Required work
Your task is to give the listing below back word for word, pictures excluded.

════════

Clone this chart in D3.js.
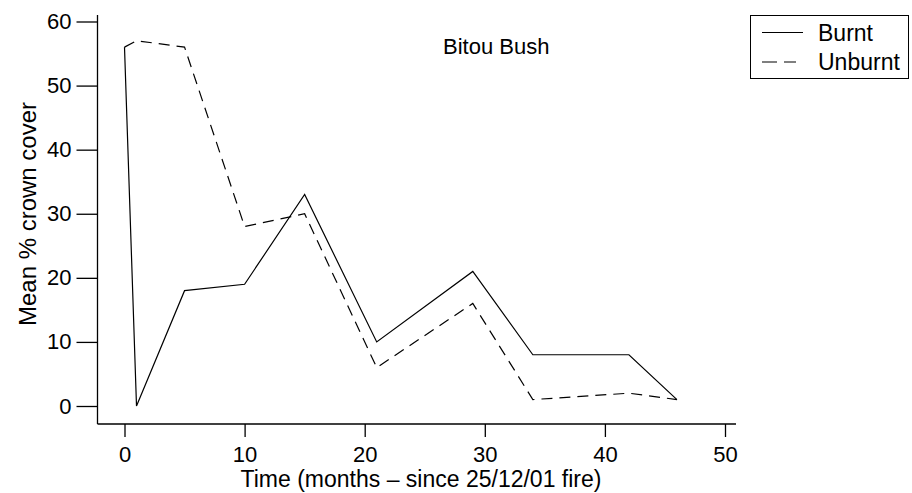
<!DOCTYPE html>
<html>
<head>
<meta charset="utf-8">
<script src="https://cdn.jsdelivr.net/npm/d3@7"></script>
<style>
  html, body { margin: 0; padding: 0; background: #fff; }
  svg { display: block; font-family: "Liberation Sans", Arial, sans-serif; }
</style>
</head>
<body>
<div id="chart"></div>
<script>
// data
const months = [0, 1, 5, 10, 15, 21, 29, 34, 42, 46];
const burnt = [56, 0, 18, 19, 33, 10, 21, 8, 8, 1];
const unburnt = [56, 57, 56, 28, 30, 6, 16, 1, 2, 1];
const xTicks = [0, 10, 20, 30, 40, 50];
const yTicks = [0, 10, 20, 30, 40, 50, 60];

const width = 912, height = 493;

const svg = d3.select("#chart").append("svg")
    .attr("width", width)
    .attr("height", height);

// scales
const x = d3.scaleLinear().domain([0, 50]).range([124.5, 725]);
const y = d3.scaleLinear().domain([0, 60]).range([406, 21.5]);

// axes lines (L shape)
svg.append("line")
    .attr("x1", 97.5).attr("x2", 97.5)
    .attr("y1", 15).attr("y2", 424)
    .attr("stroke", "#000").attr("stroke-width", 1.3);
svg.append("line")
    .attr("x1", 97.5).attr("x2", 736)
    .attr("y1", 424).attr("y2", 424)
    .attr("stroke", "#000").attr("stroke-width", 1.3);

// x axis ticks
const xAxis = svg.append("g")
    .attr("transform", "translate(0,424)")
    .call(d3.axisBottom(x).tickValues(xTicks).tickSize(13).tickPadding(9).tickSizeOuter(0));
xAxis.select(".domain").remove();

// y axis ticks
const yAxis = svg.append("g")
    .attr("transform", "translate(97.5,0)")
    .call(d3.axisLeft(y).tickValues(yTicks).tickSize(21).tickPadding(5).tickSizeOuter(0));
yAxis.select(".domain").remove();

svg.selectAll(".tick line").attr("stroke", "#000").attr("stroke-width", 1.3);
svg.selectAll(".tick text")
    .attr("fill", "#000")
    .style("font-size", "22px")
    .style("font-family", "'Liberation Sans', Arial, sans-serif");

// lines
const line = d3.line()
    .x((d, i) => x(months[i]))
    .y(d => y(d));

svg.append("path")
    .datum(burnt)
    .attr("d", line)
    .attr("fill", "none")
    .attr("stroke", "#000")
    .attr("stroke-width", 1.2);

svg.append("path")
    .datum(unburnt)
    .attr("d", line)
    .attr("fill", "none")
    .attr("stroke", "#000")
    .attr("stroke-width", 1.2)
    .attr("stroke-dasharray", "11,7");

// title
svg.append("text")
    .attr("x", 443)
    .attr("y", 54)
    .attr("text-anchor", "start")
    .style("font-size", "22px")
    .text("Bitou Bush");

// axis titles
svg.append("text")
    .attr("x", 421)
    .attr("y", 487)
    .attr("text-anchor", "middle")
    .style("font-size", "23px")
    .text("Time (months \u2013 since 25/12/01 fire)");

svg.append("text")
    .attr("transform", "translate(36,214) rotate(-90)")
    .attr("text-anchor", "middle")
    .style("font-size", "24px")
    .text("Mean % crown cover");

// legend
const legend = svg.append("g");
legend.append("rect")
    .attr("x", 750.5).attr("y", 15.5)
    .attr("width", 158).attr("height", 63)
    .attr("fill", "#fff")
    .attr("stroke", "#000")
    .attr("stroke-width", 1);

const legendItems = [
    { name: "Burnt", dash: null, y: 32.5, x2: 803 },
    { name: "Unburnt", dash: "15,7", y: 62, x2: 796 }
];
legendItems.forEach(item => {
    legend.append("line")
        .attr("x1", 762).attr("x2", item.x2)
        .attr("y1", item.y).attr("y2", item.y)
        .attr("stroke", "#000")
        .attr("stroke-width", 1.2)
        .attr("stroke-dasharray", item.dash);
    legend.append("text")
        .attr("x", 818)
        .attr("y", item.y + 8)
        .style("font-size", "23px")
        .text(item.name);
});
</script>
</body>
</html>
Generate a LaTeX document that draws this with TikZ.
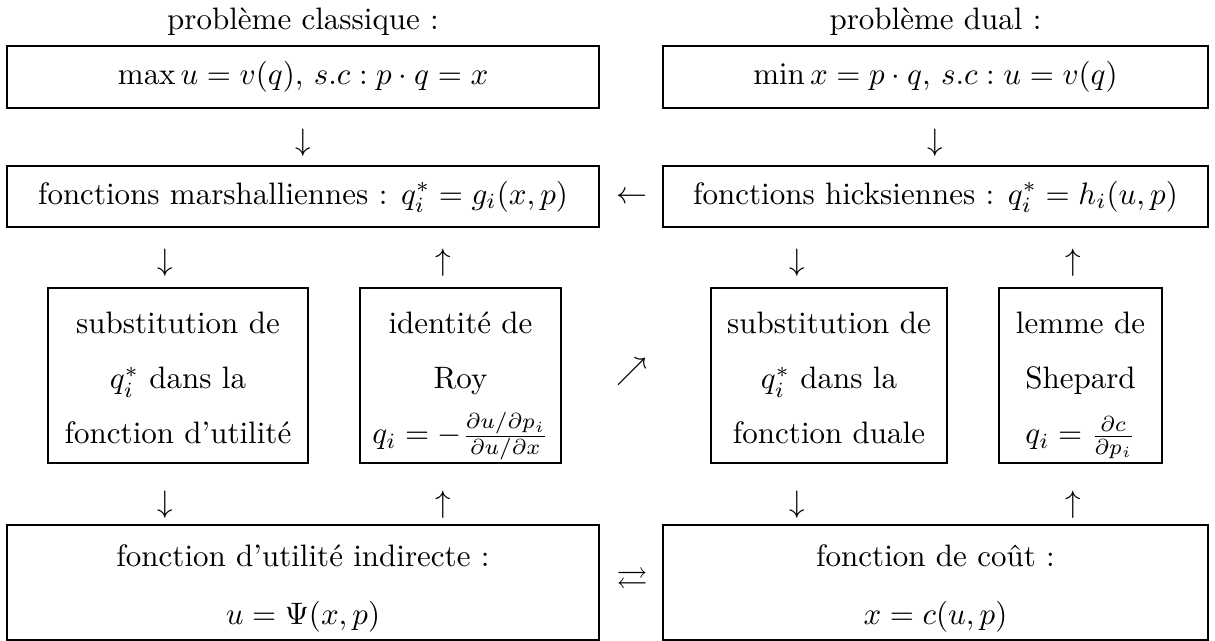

════════

Task output
Clone this chart in D3.js.
<!DOCTYPE html>
<html>
<head>
<meta charset="utf-8">
<script src="https://cdn.jsdelivr.net/npm/d3@7"></script>
<style>
  html, body { margin: 0; padding: 0; background: #fff; }
  svg { display: block; font-family: "Liberation Sans", Arial, sans-serif; }
</style>
</head>
<body>
<div id="chart"></div>
<script>
// data
const months = [0, 1, 5, 10, 15, 21, 29, 34, 42, 46];
const burnt = [56, 0, 18, 19, 33, 10, 21, 8, 8, 1];
const unburnt = [56, 57, 56, 28, 30, 6, 16, 1, 2, 1];
const xTicks = [0, 10, 20, 30, 40, 50];
const yTicks = [0, 10, 20, 30, 40, 50, 60];

const width = 912, height = 493;

const svg = d3.select("#chart").append("svg")
    .attr("width", width)
    .attr("height", height);

// scales
const x = d3.scaleLinear().domain([0, 50]).range([124.5, 725]);
const y = d3.scaleLinear().domain([0, 60]).range([406, 21.5]);

// axes lines (L shape)
svg.append("line")
    .attr("x1", 97.5).attr("x2", 97.5)
    .attr("y1", 15).attr("y2", 424)
    .attr("stroke", "#000").attr("stroke-width", 1.3);
svg.append("line")
    .attr("x1", 97.5).attr("x2", 736)
    .attr("y1", 424).attr("y2", 424)
    .attr("stroke", "#000").attr("stroke-width", 1.3);

// x axis ticks
const xAxis = svg.append("g")
    .attr("transform", "translate(0,424)")
    .call(d3.axisBottom(x).tickValues(xTicks).tickSize(13).tickPadding(9).tickSizeOuter(0));
xAxis.select(".domain").remove();

// y axis ticks
const yAxis = svg.append("g")
    .attr("transform", "translate(97.5,0)")
    .call(d3.axisLeft(y).tickValues(yTicks).tickSize(21).tickPadding(5).tickSizeOuter(0));
yAxis.select(".domain").remove();

svg.selectAll(".tick line").attr("stroke", "#000").attr("stroke-width", 1.3);
svg.selectAll(".tick text")
    .attr("fill", "#000")
    .style("font-size", "22px")
    .style("font-family", "'Liberation Sans', Arial, sans-serif");

// lines
const line = d3.line()
    .x((d, i) => x(months[i]))
    .y(d => y(d));

svg.append("path")
    .datum(burnt)
    .attr("d", line)
    .attr("fill", "none")
    .attr("stroke", "#000")
    .attr("stroke-width", 1.2);

svg.append("path")
    .datum(unburnt)
    .attr("d", line)
    .attr("fill", "none")
    .attr("stroke", "#000")
    .attr("stroke-width", 1.2)
    .attr("stroke-dasharray", "11,7");

// title
svg.append("text")
    .attr("x", 443)
    .attr("y", 54)
    .attr("text-anchor", "start")
    .style("font-size", "22px")
    .text("Bitou Bush");

// axis titles
svg.append("text")
    .attr("x", 421)
    .attr("y", 487)
    .attr("text-anchor", "middle")
    .style("font-size", "23px")
    .text("Time (months \u2013 since 25/12/01 fire)");

svg.append("text")
    .attr("transform", "translate(36,214) rotate(-90)")
    .attr("text-anchor", "middle")
    .style("font-size", "24px")
    .text("Mean % crown cover");

// legend
const legend = svg.append("g");
legend.append("rect")
    .attr("x", 750.5).attr("y", 15.5)
    .attr("width", 158).attr("height", 63)
    .attr("fill", "#fff")
    .attr("stroke", "#000")
    .attr("stroke-width", 1);

const legendItems = [
    { name: "Burnt", dash: null, y: 32.5, x2: 803 },
    { name: "Unburnt", dash: "15,7", y: 62, x2: 796 }
];
legendItems.forEach(item => {
    legend.append("line")
        .attr("x1", 762).attr("x2", item.x2)
        .attr("y1", item.y).attr("y2", item.y)
        .attr("stroke", "#000")
        .attr("stroke-width", 1.2)
        .attr("stroke-dasharray", item.dash);
    legend.append("text")
        .attr("x", 818)
        .attr("y", item.y + 8)
        .style("font-size", "23px")
        .text(item.name);
});
</script>
</body>
</html>
Generate a LaTeX document that draws this with TikZ.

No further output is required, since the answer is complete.